Mujeres Libres (English: Free Women) was an anarchist women's organization in Spain that aimed to empower working class women. It was initiated in 1936 by Lucía Sánchez Saornil, Mercedes Comaposada and Amparo Poch y Gascón and had approximately 30,000 members. The organization was based on the idea of a "double struggle" for women's liberation and social revolution and argued that the two objectives were equally important and should be pursued in parallel.
In revolutionary Spain of the 1930s, many anarchist women were angry with what they viewed as persistent sexism amongst anarchist men and their marginalized status within a movement that ostensibly sought to abolish domination and hierarchy. Conditions for Spanish women before the Spanish revolution were oppressive, in the sense that they could be forced into arranged marriages without their consent and single women were not allowed to leave their homes without a male chaperone. Furthermore, working conditions were difficult for women because their salaries were half what male workers received. The limited rights allowed to women were only offered to middle and upper class women, and not offered at all to the working class.

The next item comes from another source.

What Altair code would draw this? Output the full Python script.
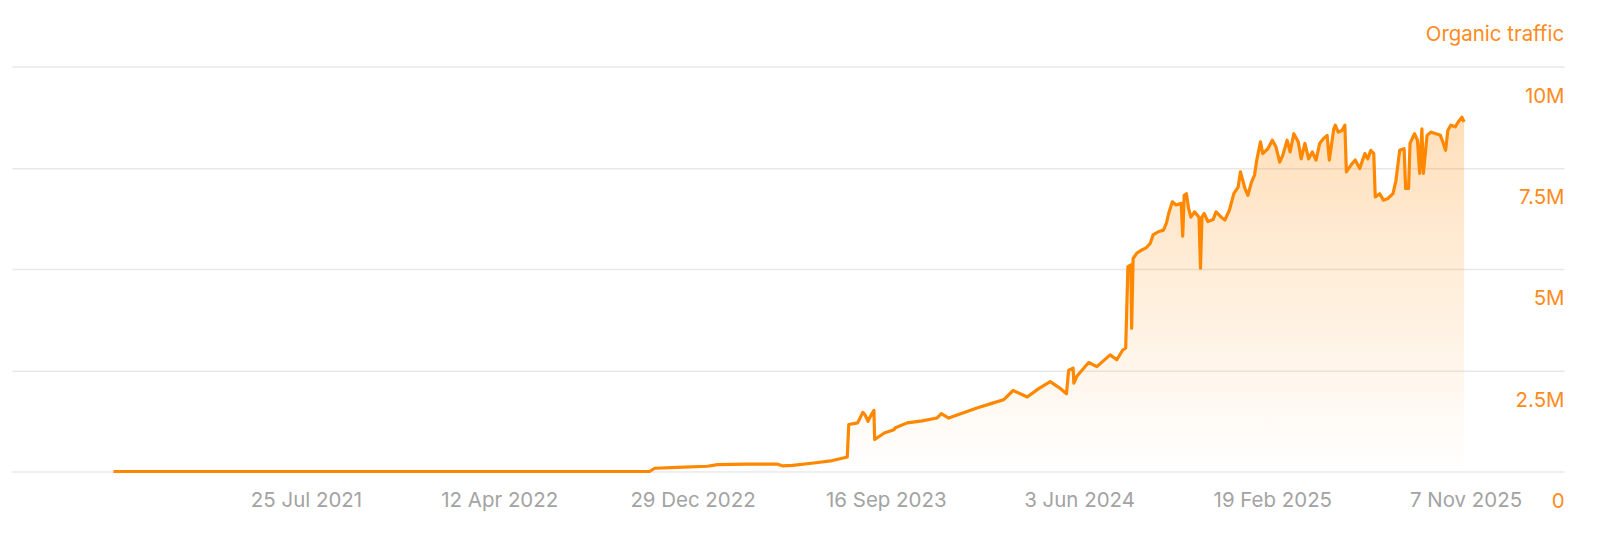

The founders of Mujeres Libres were all active in the Libertarian movement, however they were dissatisfied with the way the movement addressed the particular problems that confronted them as women. Women felt that, despite their cries for equality, their male activist counterparts did not treat women as equals. The general sentiment was that: “All those companeros, however radical they may be in cafes, unions, and even affinity groups [FAI], seem to drop their costumes as lovers of female liberation at the doors of their homes. Inside, they behave with their companeras just like common “husband.”